Les océans recouvrent près de 71 % de la surface du globe. Pourtant, cela reste un environnement que l’on connaît assez mal. Si la surface n’a plus guère de mystère à offrir (impossible de se cacher des satellites d’observation, qui balaient sans relâche les vastes étendues marines), les profondeurs demeurent une sorte de « terra incognita ».
En fait, l’essentiel du plancher océanique reste à découvrir. Si l’on se fonde sur les données de l’agence américaine d’observation océanique et atmosphérique (NOAA), qui datent de l’été 2022, il y a environ 80 % des fonds marins que l’on n’a pas encore explorés et cartographiés. Autrement dit, on n’a visité véritablement qu’un cinquième de tout l’océan.
Précisément, les opérations cartographiques ont permis de couvrir jusqu’à présent 23,4 % des océans, selon la NOAA. Depuis 2017, il existe toutefois un programme, appelé Seabed 2030, qui ambitionne de produire d’ici à sept ans « la carte définitive des fonds océaniques mondiaux ». Ou, tout du moins, les grandes lignes de ce qui se trouve sous la surface.
Cartographier les fonds marins est difficile et coûteux avec des engins sous-marins, rappelle la NOAA. « Moins de 10 % de l’océan mondial est cartographié à l’aide d’une technologie de sonar moderne.
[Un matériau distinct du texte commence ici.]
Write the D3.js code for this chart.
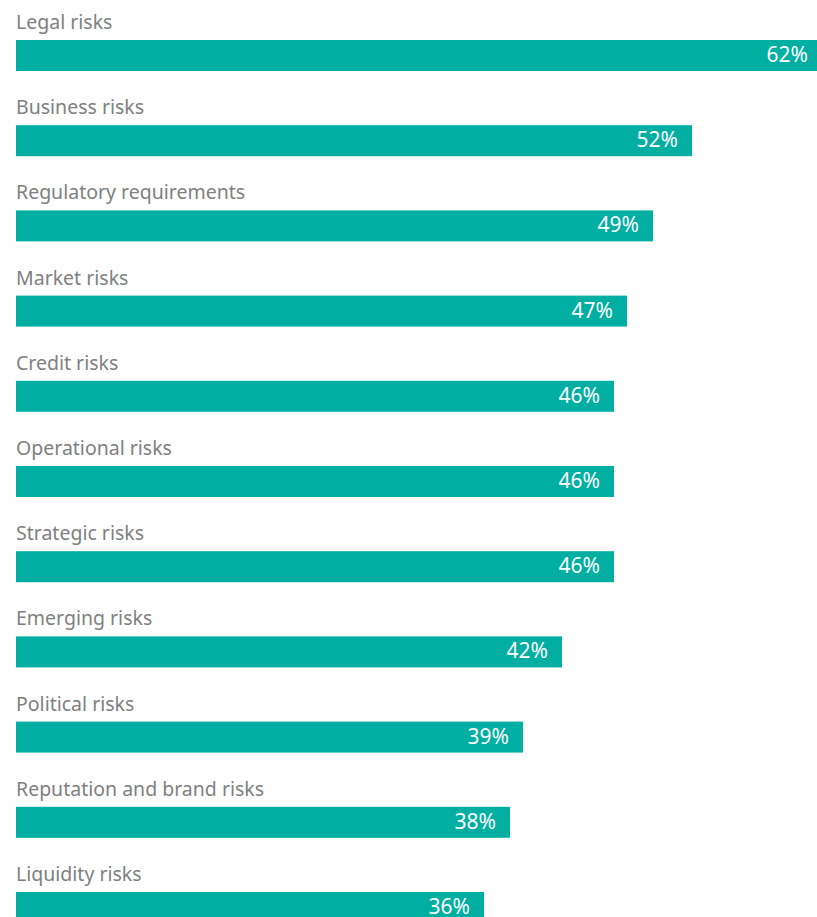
<!DOCTYPE html>
<html>
<head>
<meta charset="utf-8">
<script src="https://cdn.jsdelivr.net/npm/d3@7"></script>
<style>
  html, body { margin: 0; padding: 0; background: #ffffff; }
  svg { display: block; }
</style>
</head>
<body>
<svg id="chart" width="817" height="917"></svg>
<script>
// Share of respondents naming each risk type
const categories = [
  "Legal risks",
  "Business risks",
  "Regulatory requirements",
  "Market risks",
  "Credit risks",
  "Operational risks",
  "Strategic risks",
  "Emerging risks",
  "Political risks",
  "Reputation and brand risks",
  "Liquidity risks"
];
const values = [62, 52, 49, 47, 46, 46, 46, 42, 39, 38, 36];

const width = 817, height = 917;
const left = 16;
const barTop = 40, step = 85.2, barH = 31;
const inner = 1 - barH / step;

const svg = d3.select("#chart");

const x = d3.scaleLinear().domain([0, 62]).range([left, left + 806]);
const y = d3.scaleBand()
  .domain(categories)
  .range([barTop, barTop + step * (categories.length - inner)])
  .paddingInner(inner)
  .paddingOuter(0);

const data = categories.map((c, i) => ({ cat: c, val: values[i] }));

const g = svg.selectAll("g.row").data(data).join("g").attr("class", "row");

// bars
g.append("rect")
  .attr("x", x(0))
  .attr("y", d => y(d.cat))
  .attr("width", d => x(d.val) - x(0))
  .attr("height", y.bandwidth())
  .attr("fill", "#00afa1");

// category labels above each bar
g.append("text")
  .attr("x", left)
  .attr("y", d => y(d.cat) - 11)
  .attr("fill", "#808080")
  .style("font-family", "'Noto Sans', sans-serif")
  .style("font-size", "19.5px")
  .text(d => d.cat);

// value labels inside the bar end
g.append("text")
  .attr("x", d => x(d.val) - 14)
  .attr("y", d => y(d.cat) + 22)
  .attr("text-anchor", "end")
  .attr("fill", "#ffffff")
  .style("font-family", "'Noto Sans', sans-serif")
  .style("font-size", "21px")
  .text(d => d.val + "%");
</script>
</body>
</html>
Pour l’océan et les eaux côtières des États-Unis, seuls 35 % environ ont été cartographiés à l’aide de méthodes modernes. » D’autant que les GPS ne fonctionnent pas sous la surface des océans, mers et rivières : la physique de l’eau étant différente de celle de l’air, les ondes électromagnétiques s’y déplacent, et l’on ne peut compter que sur les ondes acoustiques. Cette difficulté complique les opérations de cartographie.
On connait d’ailleurs si mal ce qui se cache à des kilomètres de profondeur — l’océan est abyssal par endroits — qu’il y a parfois des accidents de sous-marin. Au-delà de la tragédie que rencontrent les occupants du submersible Titan, introuvable malgré d’importants moyens de recherche déployés, l’histoire de la marine regorge de récits de collisions avec des monts non identifiés.
Un exemple récent a eu lieu en octobre 2021, lorsque le sous-marin nucléaire d’attaque américain USS Connecticut a heurté un « objet non identifié » en mer de Chine méridionale. On a appris ultérieurement qu’il s’agissait d’un mont sous-marin non cartographié. D’autres incidents ont aussi été révélés en 2008 et 2005, avec d’autres sous-marins de guerre.
Plus de personnes sur la Lune qu’au fond des océans
Pour la NOAA, le fait est que « nous en savons moins sur le fond des océans que sur la surface de la Lune et de Mars ».
Une comparaison frappante illustre cette réalité. Trois personnes seulement sont descendues au point sous-marin le plus bas connu : Challenger Deep. Deux en 1960 (le Suisse Jacques Piccard et l’Américain Don Walsh) et un en 2012 (l’Américain James Cameron, cinéaste bien connu pour avoir réalisé le Titanic en 1998).
À titre de comparaison, plusieurs centaines de personnes ont déjà franchi l’altitude des 100 kilomètres (la ligne de Kármán), un seuil symbolique qui marque l’entrée dans l’espace. On a également envoyé douze personnes sur la Lune, à plus de 384 000 kilomètres de la Terre. En comparaison, le point le plus bas de l’océan que l’on connaît se trouve à… 10,3 kilomètres.
L’espace est évidemment un milieu extrêmement hostile : absence d’oxygène, froid intense, radiations, absence de pression. Mais au fond de l’eau, ce n’est pas non plus un environnement très accueillant : il y fait également très froid. La lumière du Soleil ne peut traverser une telle couche d’eau. On ne peut pas non plus respirer sans un dispositif. Et la pression est colossale.